» Task instructions
Leave out all pictures and give back precisely the lines from the line with "Generate a web" to the line with "13.3, 9.9, 6.9];", including those two lines.
════════════════
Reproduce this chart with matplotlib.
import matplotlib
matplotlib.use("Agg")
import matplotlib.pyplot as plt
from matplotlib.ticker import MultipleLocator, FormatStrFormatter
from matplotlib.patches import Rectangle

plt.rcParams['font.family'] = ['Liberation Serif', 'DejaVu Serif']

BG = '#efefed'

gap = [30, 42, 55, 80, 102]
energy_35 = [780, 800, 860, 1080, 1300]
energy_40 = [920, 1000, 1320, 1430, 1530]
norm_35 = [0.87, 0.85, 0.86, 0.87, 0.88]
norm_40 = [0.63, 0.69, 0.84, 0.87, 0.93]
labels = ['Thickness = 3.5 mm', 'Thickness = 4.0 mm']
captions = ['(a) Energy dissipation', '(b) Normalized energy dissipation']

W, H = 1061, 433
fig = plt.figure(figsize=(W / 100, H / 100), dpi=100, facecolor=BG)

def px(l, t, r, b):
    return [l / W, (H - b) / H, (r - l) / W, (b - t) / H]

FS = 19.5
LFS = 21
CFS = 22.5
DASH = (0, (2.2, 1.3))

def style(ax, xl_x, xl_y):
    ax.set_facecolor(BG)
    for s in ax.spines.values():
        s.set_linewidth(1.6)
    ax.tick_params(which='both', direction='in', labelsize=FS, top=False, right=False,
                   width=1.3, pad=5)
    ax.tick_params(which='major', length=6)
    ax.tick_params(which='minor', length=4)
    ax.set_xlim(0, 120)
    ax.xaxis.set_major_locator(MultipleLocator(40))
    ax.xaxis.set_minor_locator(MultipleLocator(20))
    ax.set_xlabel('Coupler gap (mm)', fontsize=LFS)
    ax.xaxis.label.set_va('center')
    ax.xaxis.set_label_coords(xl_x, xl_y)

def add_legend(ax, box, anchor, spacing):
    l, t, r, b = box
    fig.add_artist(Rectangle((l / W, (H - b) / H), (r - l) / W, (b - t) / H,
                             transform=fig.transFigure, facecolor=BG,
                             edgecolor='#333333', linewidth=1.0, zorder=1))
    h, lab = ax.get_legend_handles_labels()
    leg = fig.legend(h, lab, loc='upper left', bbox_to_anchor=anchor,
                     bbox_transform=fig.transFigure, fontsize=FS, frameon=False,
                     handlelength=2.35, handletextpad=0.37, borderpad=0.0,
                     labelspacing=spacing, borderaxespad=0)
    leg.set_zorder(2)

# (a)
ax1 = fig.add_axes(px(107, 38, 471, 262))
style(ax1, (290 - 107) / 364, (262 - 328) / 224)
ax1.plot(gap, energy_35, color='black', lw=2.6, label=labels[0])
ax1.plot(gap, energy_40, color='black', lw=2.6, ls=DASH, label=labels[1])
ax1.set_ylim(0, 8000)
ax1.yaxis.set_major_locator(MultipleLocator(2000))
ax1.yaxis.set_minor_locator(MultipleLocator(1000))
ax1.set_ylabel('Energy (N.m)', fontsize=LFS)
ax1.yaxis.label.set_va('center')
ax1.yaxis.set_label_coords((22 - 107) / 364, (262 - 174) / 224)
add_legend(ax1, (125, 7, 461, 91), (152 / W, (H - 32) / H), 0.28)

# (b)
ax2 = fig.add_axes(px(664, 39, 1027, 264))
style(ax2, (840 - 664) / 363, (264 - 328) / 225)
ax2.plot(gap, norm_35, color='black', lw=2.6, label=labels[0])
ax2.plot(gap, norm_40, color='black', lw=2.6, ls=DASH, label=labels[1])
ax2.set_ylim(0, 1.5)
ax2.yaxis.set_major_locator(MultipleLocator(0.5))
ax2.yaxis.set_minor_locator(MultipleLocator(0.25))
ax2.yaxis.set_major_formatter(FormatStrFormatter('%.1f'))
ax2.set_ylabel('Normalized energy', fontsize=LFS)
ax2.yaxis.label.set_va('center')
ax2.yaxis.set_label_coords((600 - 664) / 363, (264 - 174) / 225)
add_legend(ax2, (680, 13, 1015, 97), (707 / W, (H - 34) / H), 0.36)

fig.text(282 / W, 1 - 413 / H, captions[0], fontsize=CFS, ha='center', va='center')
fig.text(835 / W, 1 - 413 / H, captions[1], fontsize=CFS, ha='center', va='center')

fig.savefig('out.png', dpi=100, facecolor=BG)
════════════════
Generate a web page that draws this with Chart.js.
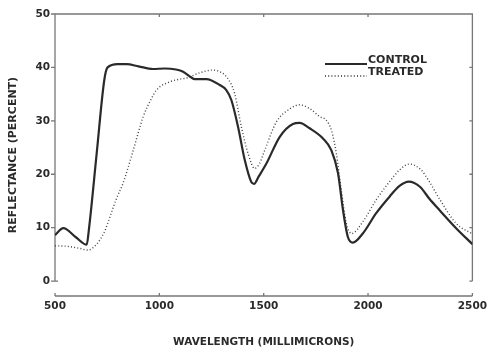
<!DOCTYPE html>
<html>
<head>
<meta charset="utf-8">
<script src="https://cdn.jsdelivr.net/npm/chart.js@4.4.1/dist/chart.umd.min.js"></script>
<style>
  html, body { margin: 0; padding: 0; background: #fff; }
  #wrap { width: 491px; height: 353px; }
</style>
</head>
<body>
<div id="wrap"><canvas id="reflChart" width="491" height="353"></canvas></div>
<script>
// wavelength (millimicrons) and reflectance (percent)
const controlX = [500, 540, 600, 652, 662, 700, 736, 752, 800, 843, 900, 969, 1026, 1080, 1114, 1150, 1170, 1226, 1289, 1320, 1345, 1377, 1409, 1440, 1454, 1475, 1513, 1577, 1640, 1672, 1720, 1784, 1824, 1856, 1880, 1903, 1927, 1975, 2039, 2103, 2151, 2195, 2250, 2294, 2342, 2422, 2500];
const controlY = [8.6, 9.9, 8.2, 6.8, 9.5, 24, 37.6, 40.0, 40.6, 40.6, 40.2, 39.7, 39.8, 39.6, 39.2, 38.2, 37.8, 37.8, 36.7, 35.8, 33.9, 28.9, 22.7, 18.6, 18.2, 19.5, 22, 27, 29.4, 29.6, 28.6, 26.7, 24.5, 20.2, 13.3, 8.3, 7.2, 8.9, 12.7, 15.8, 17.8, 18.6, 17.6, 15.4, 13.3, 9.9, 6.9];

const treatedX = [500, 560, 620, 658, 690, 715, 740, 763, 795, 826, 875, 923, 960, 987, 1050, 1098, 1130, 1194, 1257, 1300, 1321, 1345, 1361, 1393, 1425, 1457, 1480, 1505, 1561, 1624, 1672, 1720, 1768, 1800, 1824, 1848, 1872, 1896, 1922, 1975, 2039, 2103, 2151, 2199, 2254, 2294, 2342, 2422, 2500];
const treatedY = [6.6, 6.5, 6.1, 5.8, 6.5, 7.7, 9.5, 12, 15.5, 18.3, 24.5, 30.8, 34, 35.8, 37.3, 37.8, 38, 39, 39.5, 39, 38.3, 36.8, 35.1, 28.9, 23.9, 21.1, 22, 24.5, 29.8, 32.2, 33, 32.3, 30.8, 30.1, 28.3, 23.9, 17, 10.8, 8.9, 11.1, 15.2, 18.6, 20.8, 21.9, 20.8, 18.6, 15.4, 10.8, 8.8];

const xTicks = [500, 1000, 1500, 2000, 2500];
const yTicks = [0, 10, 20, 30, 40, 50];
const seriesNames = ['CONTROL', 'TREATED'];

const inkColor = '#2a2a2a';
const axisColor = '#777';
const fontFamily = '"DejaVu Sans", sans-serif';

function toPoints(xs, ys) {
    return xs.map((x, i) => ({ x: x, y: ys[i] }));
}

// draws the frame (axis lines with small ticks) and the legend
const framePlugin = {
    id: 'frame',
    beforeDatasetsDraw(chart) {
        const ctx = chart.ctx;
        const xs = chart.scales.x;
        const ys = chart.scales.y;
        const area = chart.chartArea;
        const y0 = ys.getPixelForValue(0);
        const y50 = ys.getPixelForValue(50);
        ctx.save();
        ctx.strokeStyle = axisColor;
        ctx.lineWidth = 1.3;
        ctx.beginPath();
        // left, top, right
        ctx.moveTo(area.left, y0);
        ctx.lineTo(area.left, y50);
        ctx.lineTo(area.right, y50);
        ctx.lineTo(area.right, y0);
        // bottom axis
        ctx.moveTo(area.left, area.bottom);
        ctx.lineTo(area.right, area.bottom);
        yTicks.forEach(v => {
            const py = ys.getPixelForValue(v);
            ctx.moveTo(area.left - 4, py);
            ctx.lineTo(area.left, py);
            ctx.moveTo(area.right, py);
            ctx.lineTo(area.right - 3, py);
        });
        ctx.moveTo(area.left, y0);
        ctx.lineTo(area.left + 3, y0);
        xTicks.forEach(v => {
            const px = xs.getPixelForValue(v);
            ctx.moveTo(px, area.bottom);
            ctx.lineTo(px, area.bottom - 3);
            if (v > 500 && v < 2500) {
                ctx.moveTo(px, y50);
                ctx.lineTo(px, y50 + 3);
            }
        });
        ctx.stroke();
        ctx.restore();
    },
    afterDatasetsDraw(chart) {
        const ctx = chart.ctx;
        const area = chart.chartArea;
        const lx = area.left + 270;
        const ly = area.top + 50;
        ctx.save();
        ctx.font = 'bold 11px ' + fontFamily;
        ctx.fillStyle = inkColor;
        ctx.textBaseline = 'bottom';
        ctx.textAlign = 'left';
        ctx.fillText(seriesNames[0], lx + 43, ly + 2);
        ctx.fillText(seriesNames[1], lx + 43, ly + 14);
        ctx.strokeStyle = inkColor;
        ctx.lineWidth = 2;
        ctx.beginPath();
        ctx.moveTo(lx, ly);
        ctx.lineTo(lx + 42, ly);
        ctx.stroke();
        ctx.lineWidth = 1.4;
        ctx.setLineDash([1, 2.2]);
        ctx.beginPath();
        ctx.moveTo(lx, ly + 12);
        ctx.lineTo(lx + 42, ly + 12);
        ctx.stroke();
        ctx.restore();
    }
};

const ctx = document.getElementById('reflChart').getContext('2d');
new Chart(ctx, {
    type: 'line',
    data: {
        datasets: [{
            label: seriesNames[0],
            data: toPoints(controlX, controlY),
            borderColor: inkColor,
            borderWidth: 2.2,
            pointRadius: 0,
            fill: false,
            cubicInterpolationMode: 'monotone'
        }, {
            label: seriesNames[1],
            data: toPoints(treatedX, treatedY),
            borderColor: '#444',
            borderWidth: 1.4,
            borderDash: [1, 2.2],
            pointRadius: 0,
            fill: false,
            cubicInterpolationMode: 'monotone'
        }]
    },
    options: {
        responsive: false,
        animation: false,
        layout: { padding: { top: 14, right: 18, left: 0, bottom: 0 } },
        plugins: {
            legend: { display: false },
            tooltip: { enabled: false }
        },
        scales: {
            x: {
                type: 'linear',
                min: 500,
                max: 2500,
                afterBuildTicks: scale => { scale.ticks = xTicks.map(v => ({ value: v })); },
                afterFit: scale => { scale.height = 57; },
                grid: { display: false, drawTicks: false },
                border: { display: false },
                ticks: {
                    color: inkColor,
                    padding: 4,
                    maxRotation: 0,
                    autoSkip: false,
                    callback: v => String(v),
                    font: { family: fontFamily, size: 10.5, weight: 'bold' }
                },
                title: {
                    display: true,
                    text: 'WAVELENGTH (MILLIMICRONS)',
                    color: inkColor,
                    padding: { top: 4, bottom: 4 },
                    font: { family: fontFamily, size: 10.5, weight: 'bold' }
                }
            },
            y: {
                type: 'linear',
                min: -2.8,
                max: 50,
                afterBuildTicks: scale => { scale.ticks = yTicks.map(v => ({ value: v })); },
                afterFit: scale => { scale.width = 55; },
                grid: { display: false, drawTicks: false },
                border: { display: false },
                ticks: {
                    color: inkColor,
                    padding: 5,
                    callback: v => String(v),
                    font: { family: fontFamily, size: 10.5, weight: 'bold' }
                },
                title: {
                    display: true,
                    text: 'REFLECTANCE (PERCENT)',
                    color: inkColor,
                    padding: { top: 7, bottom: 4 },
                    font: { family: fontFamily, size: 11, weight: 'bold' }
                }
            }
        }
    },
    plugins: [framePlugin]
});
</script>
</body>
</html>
════════════════
» Output for this exercise
Generate a web page that draws this with Chart.js.
<!DOCTYPE html>
<html>
<head>
<meta charset="utf-8">
<script src="https://cdn.jsdelivr.net/npm/chart.js@4.4.1/dist/chart.umd.min.js"></script>
<style>
  html, body { margin: 0; padding: 0; background: #fff; }
  #wrap { width: 491px; height: 353px; }
</style>
</head>
<body>
<div id="wrap"><canvas id="reflChart" width="491" height="353"></canvas></div>
<script>
// wavelength (millimicrons) and reflectance (percent)
const controlX = [500, 540, 600, 652, 662, 700, 736, 752, 800, 843, 900, 969, 1026, 1080, 1114, 1150, 1170, 1226, 1289, 1320, 1345, 1377, 1409, 1440, 1454, 1475, 1513, 1577, 1640, 1672, 1720, 1784, 1824, 1856, 1880, 1903, 1927, 1975, 2039, 2103, 2151, 2195, 2250, 2294, 2342, 2422, 2500];
const controlY = [8.6, 9.9, 8.2, 6.8, 9.5, 24, 37.6, 40.0, 40.6, 40.6, 40.2, 39.7, 39.8, 39.6, 39.2, 38.2, 37.8, 37.8, 36.7, 35.8, 33.9, 28.9, 22.7, 18.6, 18.2, 19.5, 22, 27, 29.4, 29.6, 28.6, 26.7, 24.5, 20.2, 13.3, 8.3, 7.2, 8.9, 12.7, 15.8, 17.8, 18.6, 17.6, 15.4, 13.3, 9.9, 6.9];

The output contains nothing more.